Most buzzing comes from where your finger lands, not how hard you press. Move the finger half a millimeter closer to the fret, and the note clears up. Press harder, and nothing changes except your hand gets tired faster.
The mechanics of a clean fretting hand aren't complicated. There are three things to get right: where you place your fingertip, how much pressure you use, and where your thumb sits behind the neck.
Fingertip Placement
Press the string with the very tip of your finger - the small area just before the nail. Placing the finger flat (with the pad touching the string) is the most common cause of buzzing and muting neighboring strings.
Your fingertip should land just behind the fret, not in the middle of the space between frets. The closer to the fret, the less pressure you need for a clean note. Test it: play the 2nd fret of the A string. Slide your finger back toward the 1st fret - notice how the note starts to buzz. Move it forward toward the 2nd fret wire - the note clears.
Minimum Pressure
There's a minimum pressure threshold for each string to vibrate cleanly. Your target is just above that threshold - not double it.
To find it: hold a note, then gradually release pressure until the note goes dead. Now press just a fraction more until it clears. That's your target. Pressing harder beyond that point does nothing except tire your hand.

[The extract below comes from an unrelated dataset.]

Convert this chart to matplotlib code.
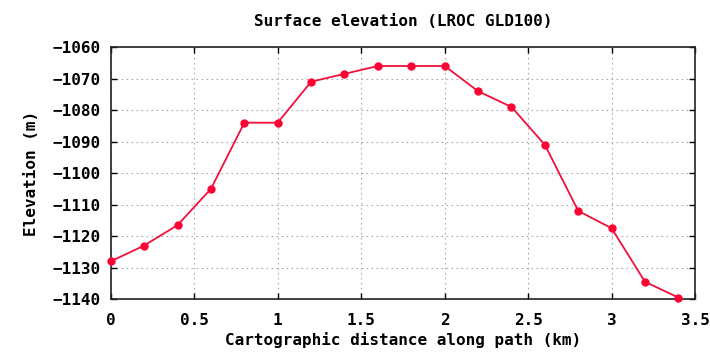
import matplotlib
matplotlib.use("Agg")
import matplotlib.pyplot as plt

distance_km = [0.0, 0.2, 0.4, 0.6, 0.8, 1.0, 1.2, 1.4, 1.6, 1.8, 2.0, 2.2, 2.4, 2.6, 2.8, 3.0, 3.2, 3.4]
elevation_m = [-1128, -1123, -1116.5, -1105, -1084, -1084, -1071, -1068.5, -1066, -1066, -1066,
               -1074, -1079, -1091, -1112, -1117.5, -1134.5, -1139.5]
x_ticks = [0, 0.5, 1, 1.5, 2, 2.5, 3, 3.5]
x_tick_labels = ["0", "0.5", "1", "1.5", "2", "2.5", "3", "3.5"]
y_ticks = [-1140, -1130, -1120, -1110, -1100, -1090, -1080, -1070, -1060]

plt.rcParams['font.family'] = ['DejaVu Sans Mono']
plt.rcParams['font.weight'] = 'bold'

fig = plt.figure(figsize=(7.1, 3.54), dpi=100)
ax = fig.add_axes([0.156, 0.155, 0.823, 0.712])

ax.plot(distance_km, elevation_m, color='#f0103c', lw=1.3, marker='o', ms=5,
        markerfacecolor='#ff0033', markeredgecolor='#ff0033', zorder=3, clip_on=False)

ax.set_xlim(0, 3.5)
ax.set_ylim(-1140, -1060)
ax.set_xticks(x_ticks)
ax.set_xticklabels(x_tick_labels)
ax.set_yticks(y_ticks)
ax.set_yticklabels([str(v).replace('-', '\u2212') for v in y_ticks])

ax.grid(True, color='#aaaaaa', linestyle=(0, (1.5, 3)), lw=0.8)
ax.tick_params(direction='in', top=True, right=True, length=4, width=1, labelsize=11.5)
ax.tick_params(axis='x', pad=10)
ax.tick_params(axis='y', pad=7)
for s in ax.spines.values():
    s.set_linewidth(1.2)
    s.set_color('#222222')

ax.set_title("Surface elevation (LROC GLD100)", fontsize=11.5, fontweight='bold', pad=15)
ax.set_xlabel("Cartographic distance along path (km)", fontsize=11.5, fontweight='bold', labelpad=3)
ax.set_ylabel("Elevation (m)", fontsize=11.5, fontweight='bold', labelpad=10)

fig.savefig("out.png", dpi=100)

If your hand aches after ten minutes of practice, you're pressing too hard. Relax your grip and redistribute.
Thumb Position
Your thumb should rest behind the neck, roughly opposite your middle finger, pointing toward the headstock. A thumb that creeps over the top of the neck locks up wrist mobility and makes clean fingertip placement harder.
Leave a gap between your palm and the neck. That space is where finger independence lives.
Practice Exercise
Pick any fret - the 2nd or 3rd works well. Press one finger on the A string. Pluck it. Adjust until you get a clear note with minimum pressure. Then do the same on the E, C, and G strings in order.
Move on to the next fret. Do the same thing. The goal is to develop the habit of listening first and adjusting position rather than automatically increasing pressure.
Five minutes of this focused single-note work is more useful than thirty minutes of strumming with sloppy technique.
Questions and Answers
- Why do ukulele notes buzz when pressing the strings?
- Buzzing usually means the finger is placed too far from the fret, or the flat pad of the finger is touching the string instead of the fingertip. Move the finger closer to the fret wire and press with the very tip. Adding more pressure rarely fixes buzzing.
- How much pressure is needed to fret a ukulele string cleanly?
- Just enough to stop the string against the fretboard without it vibrating against a fret. Find the minimum by gradually releasing pressure until the note dies, then apply slightly more. Any pressure beyond that wastes energy and causes fatigue.